■ **What the task asks**
Skip all pictures, then copy the lines from the start of the data through the line with "from matplotlib.patches import Rectangle", keeping both ends.

■ **Information shown**
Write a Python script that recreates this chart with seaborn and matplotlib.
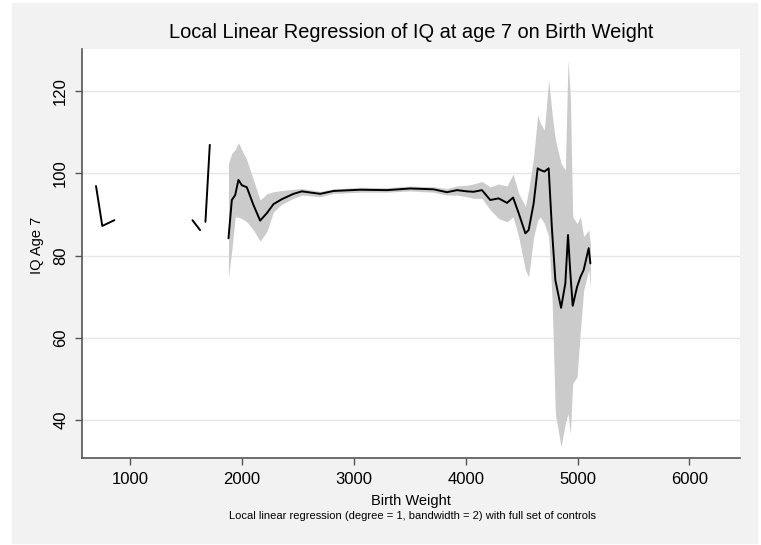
import numpy as np
import pandas as pd
import seaborn as sns
import matplotlib.pyplot as plt
from matplotlib.patches import Rectangle

# local linear fit (birth weight in grams, IQ at age 7) + confidence band
bw = [1880, 1910, 1940, 1969, 1999, 2044, 2103, 2163, 2223, 2282,
      2357, 2461, 2536, 2700, 2819, 3058, 3297, 3505, 3713, 3833,
      3923, 4012, 4071, 4146, 4220, 4295, 4370, 4424, 4474, 4534,
      4563, 4608, 4644, 4668, 4704, 4742, 4772, 4802, 4853, 4891,
      4915, 4936, 4957, 4996, 5026, 5055, 5100, 5115]
iq = [84.2, 93.5, 94.7, 98.4, 97.1, 96.6, 92.3, 88.5, 90.3, 92.5,
      93.7, 95.0, 95.6, 95.0, 95.7, 96.0, 95.9, 96.3, 96.1, 95.4,
      95.9, 95.6, 95.5, 95.9, 93.5, 93.9, 92.8, 94.1, 90.3, 85.4,
      86.2, 92.7, 101.2, 100.8, 100.4, 101.2, 86.2, 74.0, 67.3, 73.2,
      85.0, 75.7, 67.8, 72.4, 74.8, 76.5, 81.8, 78.1]
ci_hi = [102.4, 104.9, 105.7, 107.4, 105.7, 103.2, 98.4, 93.5, 95.0, 95.5,
         95.8, 96.1, 96.3, 95.6, 96.2, 96.6, 96.5, 96.9, 96.7, 96.3,
         96.9, 97.1, 97.4, 98.0, 96.7, 97.4, 96.9, 99.8, 95.1, 91.9,
         95.9, 104.0, 114.2, 112.1, 110.5, 122.7, 114.6, 108.1, 102.4, 100.8,
         127.5, 118.6, 89.4, 87.8, 89.4, 84.6, 86.2, 83.0]
ci_lo = [74.8, 81.3, 89.4, 89.3, 89.0, 88.2, 86.2, 83.5, 85.8, 90.6,
         92.5, 93.9, 94.7, 94.3, 95.1, 95.4, 95.4, 95.7, 95.4, 94.7,
         94.7, 94.3, 93.9, 93.9, 91.1, 89.0, 88.2, 89.4, 84.6, 76.5,
         74.8, 84.6, 88.6, 89.4, 87.8, 84.6, 70.0, 41.6, 33.5, 39.2,
         41.6, 36.8, 48.9, 50.5, 61.9, 71.6, 76.5, 72.4]

# isolated pieces of the fit at very low birth weight (no band)
seg_bw = [696, 752, 860, 1558, 1626, 1674, 1713]
seg_iq = [96.9, 87.2, 88.6, 88.6, 86.2, 88.2, 106.9]
seg_id = [1, 1, 1, 2, 2, 3, 3]

lines = pd.concat([
    pd.DataFrame({'bw': bw, 'iq': iq, 'piece': 0}),
    pd.DataFrame({'bw': seg_bw, 'iq': seg_iq, 'piece': seg_id}),
], ignore_index=True)

sns.set_theme(style='white')
plt.rcParams['font.family'] = ['Liberation Sans', 'DejaVu Sans']

fig = plt.figure(figsize=(7.61, 5.45), dpi=100)
fig.patch.set_facecolor('white')
fig.patches.append(Rectangle((12 / 761, 2 / 545), 745 / 761, 540 / 545,
                             transform=fig.transFigure, color='#f2f2f2', zorder=-10))
ax = fig.add_axes([0.1078, 0.1596, 0.8647, 0.7505])
ax.set_facecolor('white')

ax.fill_between(bw, ci_lo, ci_hi, color='#cbcbcb', lw=0, zorder=2)
sns.lineplot(data=lines, x='bw', y='iq', units='piece', estimator=None,
             sort=False, color='black', lw=1.4, ax=ax, zorder=3)

ax.set_xlim(571, 6453)
ax.set_ylim(30.8, 130.2)
ax.set_xticks([1000, 2000, 3000, 4000, 5000, 6000])
ax.set_yticks([40, 60, 80, 100, 120])
ax.yaxis.grid(True, color='#e6e6e6', lw=1.0)
ax.set_axisbelow(True)

for s in ['top', 'right']:
    ax.spines[s].set_visible(False)
for s in ['left', 'bottom']:
    ax.spines[s].set_color('#555555')
    ax.spines[s].set_linewidth(1.2)

ax.tick_params(axis='both', direction='out', length=5, width=1, color='#555555',
               labelsize=12, pad=5, labelcolor='black')
ax.tick_params(axis='x', bottom=True)
ax.tick_params(axis='y', left=True)
plt.setp(ax.get_yticklabels(), rotation=90, va='center')

ax.set_xlabel('Birth Weight', fontsize=10.5, color='black')
ax.set_ylabel('IQ Age 7', fontsize=10.5, color='black')
ax.xaxis.set_label_coords(0.5, -0.088)
ax.yaxis.set_label_coords(-0.058, 0.52)

ax.set_title('Local Linear Regression of IQ at age 7 on Birth Weight',
             fontsize=14.4, color='black', pad=8)
fig.text(0.5425, 0.053,
         'Local linear regression (degree = 1, bandwidth = 2) with full set of controls',
         ha='center', va='center', fontsize=8, color='black')

fig.savefig('out.png', dpi=100, facecolor=fig.get_facecolor())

■ **Finished answer**
Write a Python script that recreates this chart with seaborn and matplotlib.
import numpy as np
import pandas as pd
import seaborn as sns
import matplotlib.pyplot as plt
from matplotlib.patches import Rectangle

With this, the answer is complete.